-- START DATASET ROWS --

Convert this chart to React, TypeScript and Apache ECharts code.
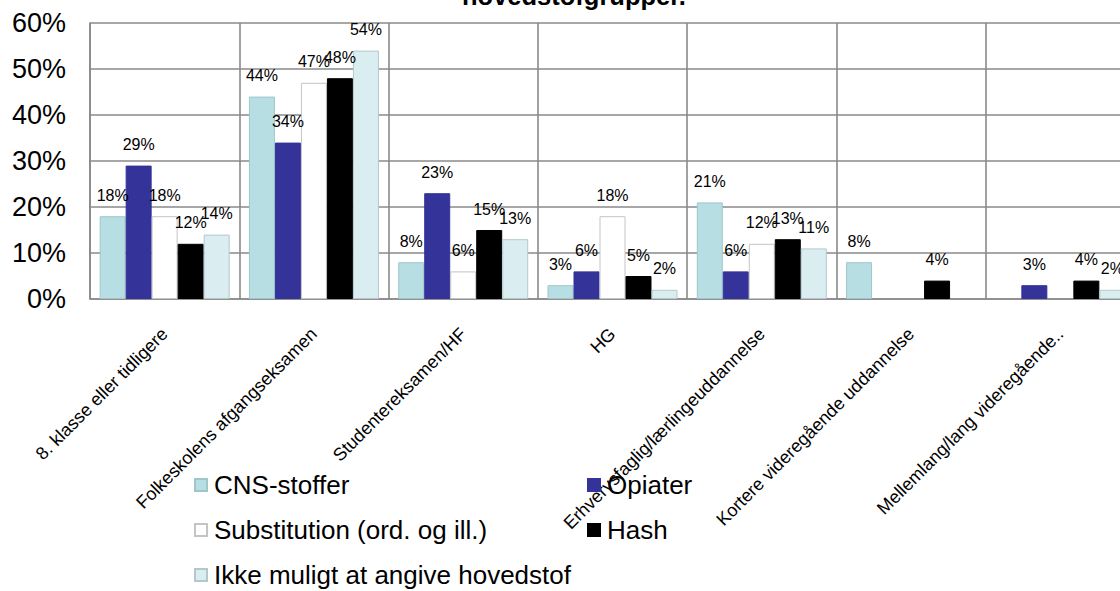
import React, { useEffect, useRef } from "react";
import * as echarts from "echarts";

// Educational level by main substance group (share of each group, %)
const categories = [
  "8. klasse eller tidligere",
  "Folkeskolens afgangseksamen",
  "Studentereksamen/HF",
  "HG",
  "Erhvervsfaglig/lærlingeuddannelse",
  "Kortere videregående uddannelse",
  "Mellemlang/lang videregående..",
];

const cnsStoffer = [18, 44, 8, 3, 21, 8, null];
const opiater = [29, 34, 23, 6, 6, null, 3];
const substitution = [18, 47, 6, 18, 12, null, null];
const hash = [12, 48, 15, 5, 13, 4, 4];
const ikkeMuligt = [14, 54, 13, 2, 11, null, 2];

const yTicks = { min: 0, max: 60, interval: 10 };

const FONT = "'Liberation Sans', Arial, sans-serif";
const GRID_COLOR = "#8a8a8a";

const seriesDefs = [
  { name: "CNS-stoffer", data: cnsStoffer, color: "#b7dee2", border: "#9ec7cc" },
  { name: "Opiater", data: opiater, color: "#333399", border: "#333399" },
  { name: "Substitution (ord. og ill.)", data: substitution, color: "#ffffff", border: "#c4c4c4" },
  { name: "Hash", data: hash, color: "#000000", border: "#000000" },
  { name: "Ikke muligt at angive hovedstof", data: ikkeMuligt, color: "#daedf0", border: "#b4c8cc" },
];

export default function App() {
  const ref = useRef<HTMLDivElement>(null);

  useEffect(() => {
    if (!ref.current) return;
    const chart = echarts.init(ref.current, null, { renderer: "svg" });

    const legendCommon = {
      orient: "vertical" as const,
      icon: "rect",
      itemWidth: 12,
      itemHeight: 12,
      itemGap: 19,
      padding: 0,
      selectedMode: false,
      textStyle: {
        fontFamily: FONT,
        fontSize: 26,
        lineHeight: 26,
        color: "#000",
        padding: [0, 0, 0, 2],
      },
    };

    chart.setOption({
      animation: false,
      backgroundColor: "#ffffff",
      title: {
        text: "hovedstofgrupper.",
        left: 462,
        top: -17,
        padding: 0,
        textStyle: {
          fontFamily: FONT,
          fontWeight: "bold",
          fontSize: 25.5,
          color: "#000",
        },
      },
      legend: [
        {
          ...legendCommon,
          left: 194,
          top: 472,
          data: [seriesDefs[0].name, seriesDefs[2].name, seriesDefs[4].name],
        },
        {
          ...legendCommon,
          left: 587,
          top: 472,
          data: [seriesDefs[1].name, seriesDefs[3].name],
        },
      ],
      grid: {
        left: 90,
        width: 1045,
        top: 23,
        height: 276,
        outerBoundsMode: "none",
        containLabel: false,
      },
      xAxis: {
        type: "category",
        data: categories,
        boundaryGap: true,
        axisLine: { show: true, lineStyle: { color: GRID_COLOR, width: 1.6 } },
        axisTick: { show: false },
        splitLine: {
          show: true,
          interval: 0,
          lineStyle: { color: GRID_COLOR, width: 1.6 },
        },
        axisLabel: {
          interval: 0,
          rotate: 45,
          margin: 32,
          fontFamily: FONT,
          fontSize: 18,
          color: "#000",
        },
      },
      yAxis: {
        type: "value",
        min: yTicks.min,
        max: yTicks.max,
        interval: yTicks.interval,
        axisLine: { show: true, lineStyle: { color: GRID_COLOR, width: 1.6 } },
        axisTick: { show: false },
        splitLine: { show: true, lineStyle: { color: GRID_COLOR, width: 1.6 } },
        axisLabel: {
          formatter: "{value}%",
          margin: 24,
          fontFamily: FONT,
          fontSize: 27,
          color: "#000",
        },
      },
      series: seriesDefs.map((s) => ({
        type: "bar",
        name: s.name,
        data: s.data,
        barWidth: 26,
        barGap: "0%",
        itemStyle: { color: s.color, borderColor: s.border, borderWidth: 1 },
        label: {
          show: true,
          position: "top",
          distance: 13,
          formatter: "{c}%",
          fontFamily: FONT,
          fontSize: 16,
          color: "#000",
        },
      })),
    });

    return () => chart.dispose();
  }, []);

  return (
    <div
      ref={ref}
      style={{ position: "absolute", left: 0, top: 0, width: 1120, height: 591 }}
    />
  );
}
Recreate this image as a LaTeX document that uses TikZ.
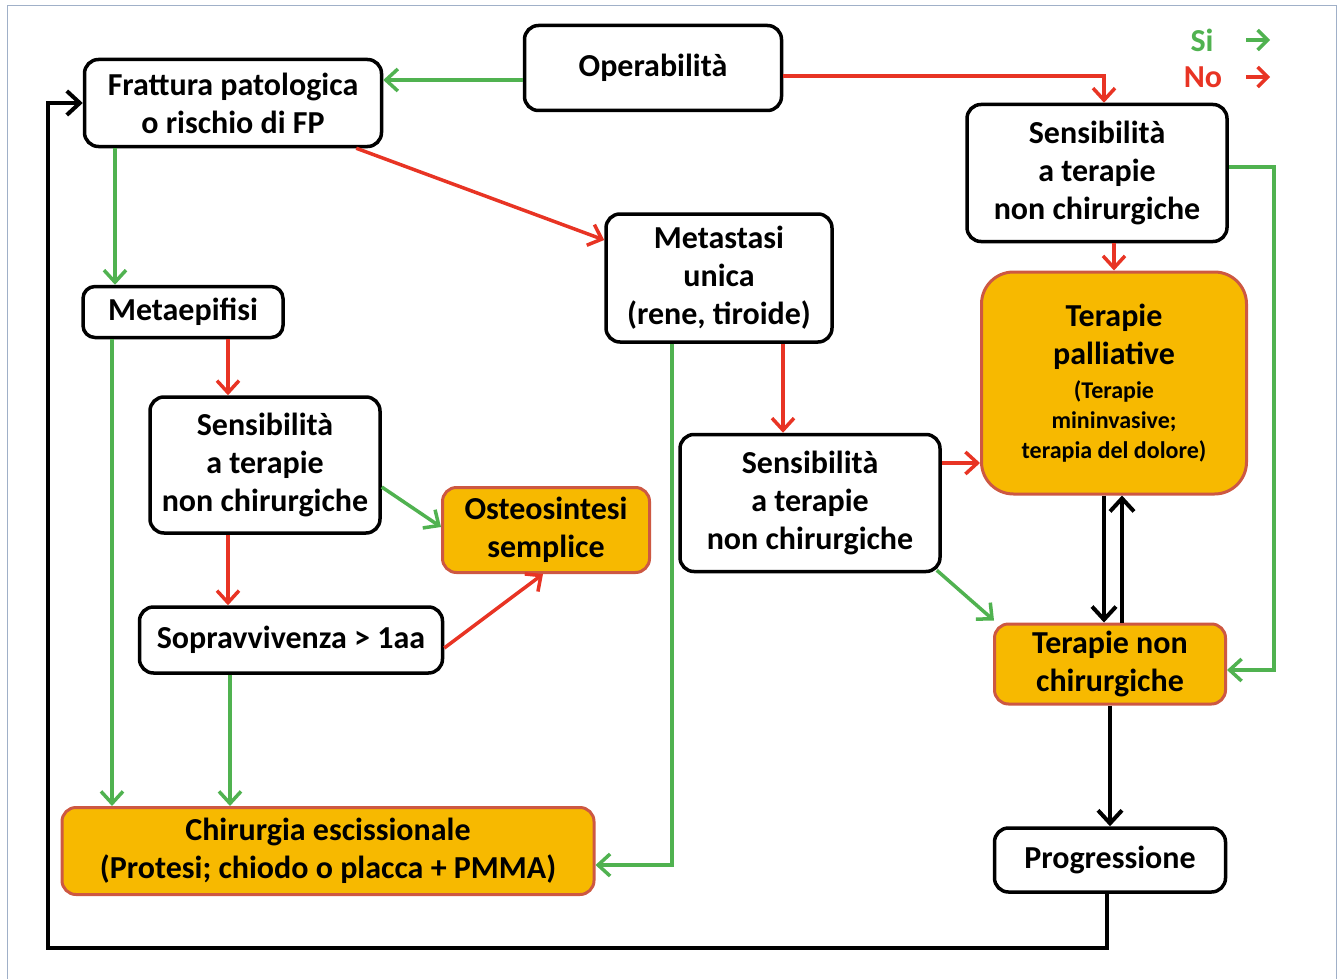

-- END DATASET ROWS --

TASK DETAILS - Repeat exactly the lines from the start of the entries down to the line with "import * as", keeping both ends but none of the pictures.

WRITTEN SOLUTION -
Convert this chart to React, TypeScript and Apache ECharts code.
import React, { useEffect, useRef } from "react";
import * as echarts from "echarts";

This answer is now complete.